Kvalmera, there is a law
Kvalmera, there is a law against Elder Abuse & that includes misuse of their money. That is a serious charge & involves an investigation by the Dept of Human Services but in my home state, they are very good at getting at the truth no matter what they are told by all the parties.
If your uncle is in dementia
If your uncle is in dementia he is incapable of making decisions. He will need to be cared for by somebody. If you feel you are the best choice for him, then see an attorney to get guardianship, or whatever it's called in your state, to gain a legal foothold. Find out if he has already made his wishes clear in writing. If not, you will have to make the case that you are the best choice. He would get evaluated. Document everything you can that the son is doing...that means proof...pictures, dates, bank accounts, and keep a log of dates. Find out the law in your area, and find a good attorney who will help you succeed. This puts you in the drivers seat, gives you control, and puts your uncles best interests first. If you win, then when no-good son shows up, you show him the door, or he can talk to the police. that's how it works. It's just that most people don't want to make waves or "offend" anyone, which is the consequence of doing the right thing.

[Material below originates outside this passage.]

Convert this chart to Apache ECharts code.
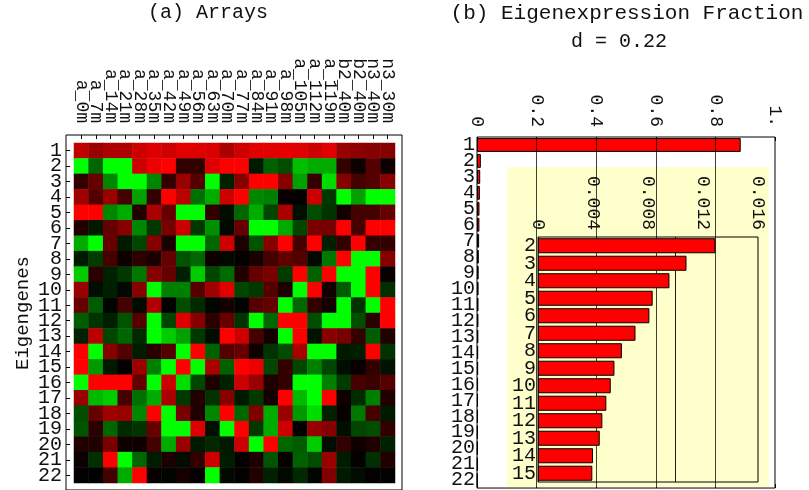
<!DOCTYPE html>
<html><head><meta charset="utf-8">
<script src="https://cdn.jsdelivr.net/npm/echarts@6/dist/echarts.min.js"></script>
<style>html,body{margin:0;padding:0;background:#fff}#c{width:809px;height:490px}</style>
</head><body><div id="c"></div>
<script>
const arrays = ['a_0m','a_7m','a_14m','a_21m','a_28m','a_35m','a_42m','a_49m','a_56m','a_63m','a_70m','a_77m','a_84m','a_91m','a_98m','a_105m','a_112m','a_119m','b2_40m','b2_40m','n3_40m','n3_30m'];
const eigengenes = ['1','2','3','4','5','6','7','8','9','10','11','12','13','14','15','16','17','18','19','20','21','22'];
const heat = [
[0.75,0.6,0.68,0.68,0.8,0.87,0.8,0.88,0.87,0.85,0.67, 0.8,0.88,0.88,0.9,0.88,0.8,0.88,0.6,0.55,0.53,0.53],
[-1,-0.4,-1,-1,0.8,0.93,1,0.2,0.2,0.87,1, 1,-0.1,-0.38,-0.3,-0.75,-0.67,-0.67,0.2,0.06,0.33,0.06],
[0.2,0.4,-0.53,-1,-1,-0.53,0.2,0.6,0.33,-1,-0.13, 0.53,1,1,0.53,-0.63,0.2,-0.87,0.53,0.27,0.33,0.53],
[0.63,0.33,0.6,0.27,-0.63,0.2,1,0.73,-0.44,-0.67,0.8, 1,-0.53,-0.5,0.03,0.02,0.8,-0.22,-1,-0.63,-1,-1],
[1,1,-0.53,-0.67,0.13,0.67,0.4,-1,-1,0.19,-0.05, -0.4,-0.67,-0.27,0.67,-0.06,-0.3,-0.2,0.08,0.27,0.27,0.4],
[0.13,-0.1,0.4,0.53,-0.53,-0.22,0.47,0.8,-0.22,-0.56,-0.03, 0.4,-1,-1,-0.67,-0.27,0.47,0.47,1,0.27,1,1],
[-0.67,-1,0.4,-0.1,-0.27,0.53,0.1,-1,-1,-0.4,0.8, 0.12,-0.33,0.53,1,0.27,1,-0.12,0.2,1,0.2,0.2],
[-0.1,-0.23,0.27,0.06,0.19,0.1,0.4,-0.33,-0.4,0.06,-0.03, 0.02,0.1,0.27,0.38,0.33,-0.03,-0.47,1,-1,-1,0.53],
[-0.8,0.17,-0.13,-0.22,-0.47,0.53,0.4,-0.12,-0.8,-0.27,-0.42, 0.13,0.4,0.47,-0.23,1,-0.38,1,-1,-1,1,0.04],
[0.6,-0.05,-0.12,-0.03,0.53,-1,-0.5,-0.5,0.33,0.63,0.88, -0.27,-0.22,0.33,0.12,-1,1,0.07,-0.36,-1,1,-0.18],
[0.4,-0.36,-0.02,0.27,-0.04,0.69,0,-0.3,-0.16,-0.02,0.08, -0.01,0.33,0.4,-1,-0.4,0.2,0.08,-1,-0.2,-1,1],
[-0.36,-0.2,-0.12,-0.33,0.33,-1,-0.27,0.87,0.53,0.17,0.4, -0.2,-1,-0.4,1,1,-0.3,-1,-1,-0.3,0.17,1],
[-0.13,0.73,-0.27,-0.4,-0.16,-1,-0.8,-0.63,-0.22,-0.05,1, 0.8,0.27,0.08,-1,1,-0.07,0.53,0.47,0.2,-0.36,0.13],
[1,-1,0.53,0.33,-0.11,0.16,0.33,-1,1,-0.38,0.33, 0.4,0.06,-0.2,-0.3,0.67,-1,-1,-0.1,-0.12,1,-0.2],
[1,-0.6,-0.1,0.02,0.6,-0.5,-1,1,-1,0.67,-0.38, 1,0.93,-0.27,0.2,-0.27,-0.5,-0.27,-0.05,0.03,0.2,-0.07],
[-1,1,1,1,0.4,-1,0.8,-0.87,-0.27,0.12,-0.13, 0.8,0.6,0.12,0.2,-1,-1,-0.5,-0.23,0.27,0.23,0.33],
[0.6,-0.73,-0.8,0.27,-0.44,-0.67,0.67,-0.22,0.13,-0.2,0.53, -0.1,-0.22,0.08,1,-0.73,-1,1,0.06,-0.17,-0.5,0.13],
[-0.3,0.4,0.63,0.6,-0.53,1,-1,0.47,0.12,-0.53,1, -0.4,0.5,-0.67,0.6,-0.6,-0.87,-0.13,0.03,-0.47,0.27,-0.1],
[-0.33,0.17,-0.4,-0.16,-0.2,0.4,-1,-1,0.87,-0.06,-1, 1,-0.22,-0.67,0.8,0,0.6,0.53,-0.06,-0.27,-0.3,0.19],
[0.13,0.13,0.47,0.06,0.06,0.27,-0.67,0.6,-0.1,-0.16,-0.1, 0.8,-1,1,-0.4,-0.36,-0.8,-0.05,0.2,0.06,0.12,-0.13],
[0.05,-0.19,1,-1,-0.4,-0.11,0.1,-0.05,0.2,0.8,-0.11, 0.02,0.1,-0.33,0.02,-0.38,-0.3,0.6,-0.11,0.01,-0.19,0.13],
[0.01,0,0.27,-0.67,1,0.03,-0.02,0.08,0.02,-1,-0.03, 0.01,0.13,-0.13,-0.03,-0.16,-0.02,0.5,-0.1,-0.05,0.02,0.01]
];
const fractionLabels = eigengenes;
const fractions = [0.885,0.0129,0.0108,0.00956,0.00834,0.0081,0.00709,0.0061,0.00556,0.00529,0.00497,0.00468,0.00449,0.0040,0.00395,0.0037,0.0033,0.003,0.0027,0.0024,0.0021,0.0018];
const insetLabels = ['2','3','4','5','6','7','8','9','10','11','12','13','14','15'];
const insetValues = fractions.slice(1, 15);
const outerTicks = [0.2, 0.4, 0.6, 0.8];
const insetTicks = [0.004, 0.008, 0.012];

const F = "'Liberation Mono','DejaVu Sans Mono',monospace";
const TC = '#111';
const heatData = [];
heat.forEach((row, r) => row.forEach((v, c) => heatData.push([c, r, v])));

const chart = echarts.init(document.getElementById('c'), null, {renderer: 'canvas'});
const lbl = (size, extra) => Object.assign({fontFamily: F, fontSize: size, color: TC}, extra || {});
const option = {
  animation: false,
  backgroundColor: '#fff',
  grid: [
    {left: 74, top: 143, width: 321, height: 340},
    {left: 66, top: 135, width: 336, height: 356, show: true, borderColor: '#000', borderWidth: 1, backgroundColor: 'transparent'},
    {left: 477, top: 137, width: 298, height: 354, show: true, borderColor: '#000', borderWidth: 1, backgroundColor: 'transparent'},
    {left: 538, top: 237, width: 220, height: 245, show: true, borderColor: '#000', borderWidth: 1, backgroundColor: 'transparent', z: 10}
  ],
  xAxis: [
    {gridIndex: 0, type: 'category', data: arrays, position: 'top', offset: 8,
     axisLine: {show: false}, axisTick: {show: true, inside: true, length: 4, alignWithLabel: true, lineStyle: {color: '#000'}},
     axisLabel: lbl(18, {rotate: 90, interval: 0, margin: 12, align: 'right', verticalAlign: 'middle', hideOverlap: false}), splitLine: {show: false}},
    {gridIndex: 1, type: 'value', show: false, min: 0, max: 1},
    {gridIndex: 2, type: 'value', min: 0, max: 1, interval: 0.2, position: 'top',
     axisLine: {show: false}, splitLine: {show: false},
     axisTick: {show: true, inside: true, length: 4, lineStyle: {color: '#000'}},
     axisLabel: lbl(18, {rotate: 90, margin: 10, align: 'right', verticalAlign: 'middle', formatter: v => v === 0 ? '0' : (v === 1 ? '1.' : String(+v.toFixed(1)))})},
    {gridIndex: 2, type: 'value', min: 0, max: 1, interval: 0.2, position: 'bottom',
     axisLine: {show: false}, splitLine: {show: false}, axisLabel: {show: false},
     axisTick: {show: true, inside: true, length: 4, lineStyle: {color: '#000'}}},
    {gridIndex: 3, type: 'value', min: 0, max: 0.016, interval: 0.004, position: 'top', z: 10,
     axisLine: {show: false}, splitLine: {show: false},
     axisTick: {show: false},
     axisLabel: lbl(18, {rotate: 90, margin: 7, align: 'right', verticalAlign: 'middle', formatter: v => v === 0 ? '0' : v.toFixed(3)})}
  ],
  yAxis: [
    {gridIndex: 0, type: 'category', data: eigengenes, inverse: true, offset: 8,
     axisLine: {show: false}, axisTick: {show: true, inside: true, length: 4, alignWithLabel: true, lineStyle: {color: '#000'}},
     axisLabel: lbl(20, {interval: 0, margin: 4}),
     name: 'Eigengenes', nameLocation: 'middle', nameRotate: 90, nameGap: 34,
     nameTextStyle: lbl(19)},
    {gridIndex: 1, type: 'value', show: false, min: 0, max: 1},
    {gridIndex: 2, type: 'category', data: fractionLabels, inverse: true,
     axisLine: {show: false}, axisTick: {show: false},
     axisLabel: lbl(20, {interval: 0, margin: 2})},
    {gridIndex: 3, type: 'category', data: insetLabels, inverse: true, z: 10,
     axisLine: {show: false}, axisTick: {show: false},
     axisLabel: lbl(20, {interval: 0, margin: 2})}
  ],
  visualMap: {type: 'continuous', min: -1, max: 1, show: false, seriesIndex: 0,
    inRange: {color: ['#00ff00', '#000000', '#ff0000']}},
  graphic: {elements: [
    {type: 'rect', z: 5, shape: {x: 507, y: 167, width: 262, height: 320}, style: {fill: '#ffffcc'}, silent: true},
    {type: 'text', z: 20, x: 208, y: 13, style: {text: '(a) Arrays', font: "20px " + F, fill: TC, align: 'center', verticalAlign: 'middle', textAlign: 'center', textVerticalAlign: 'middle'}},
    {type: 'text', z: 20, x: 627, y: 13, style: {text: '(b) Eigenexpression Fraction', font: "21px " + F, fill: TC, align: 'center', verticalAlign: 'middle', textAlign: 'center', textVerticalAlign: 'middle'}},
    {type: 'text', z: 20, x: 619, y: 42, style: {text: 'd = 0.22', font: "20px " + F, fill: TC, align: 'center', verticalAlign: 'middle', textAlign: 'center', textVerticalAlign: 'middle'}}
  ]},
  series: [
    {type: 'heatmap', xAxisIndex: 0, yAxisIndex: 0, data: heatData, progressive: 0,
     itemStyle: {borderWidth: 0}, emphasis: {disabled: true}},
    {type: 'bar', xAxisIndex: 2, yAxisIndex: 2, data: fractions, barCategoryGap: '13%',
     itemStyle: {color: '#ff0000', borderColor: '#000', borderWidth: 1},
     emphasis: {disabled: true},
     markLine: {silent: true, symbol: 'none', label: {show: false},
       lineStyle: {color: 'rgba(0,0,0,0.75)', type: 'solid', width: 1},
       data: outerTicks.map(v => ({xAxis: v}))}},
    {type: 'bar', xAxisIndex: 4, yAxisIndex: 3, data: insetValues, barCategoryGap: '14%', z: 12,
     itemStyle: {color: '#ff0000', borderColor: '#000', borderWidth: 1},
     emphasis: {disabled: true},
     markLine: {silent: true, symbol: 'none', label: {show: false},
       lineStyle: {color: 'rgba(0,0,0,0.65)', type: 'solid', width: 1},
       data: insetTicks.map(v => ({xAxis: v}))}}
  ]
};
chart.setOption(option);
</script>
</body></html>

Does your uncle have Power of
Does your uncle have Power of Attorney paperwork or Healthcare Surrogate paperwork? I also live in Florida, and I have that paperwork for my grandmother. I am currently her caregiver and she is living with my husband and I. For all of our financial, social and medical needs, I have been listed along with my in-laws as powers of attorney and healthcare surrogates in case anything happens to my grandmother.
I would contact an attorney
I would contact an attorney or town social worker to find out what legal options are available to you. If he (uncle) is of sound mind to sign his own paperwork, et al he could have an eldercare attorney set up a trust or guardianship that outlines what Uncle wants.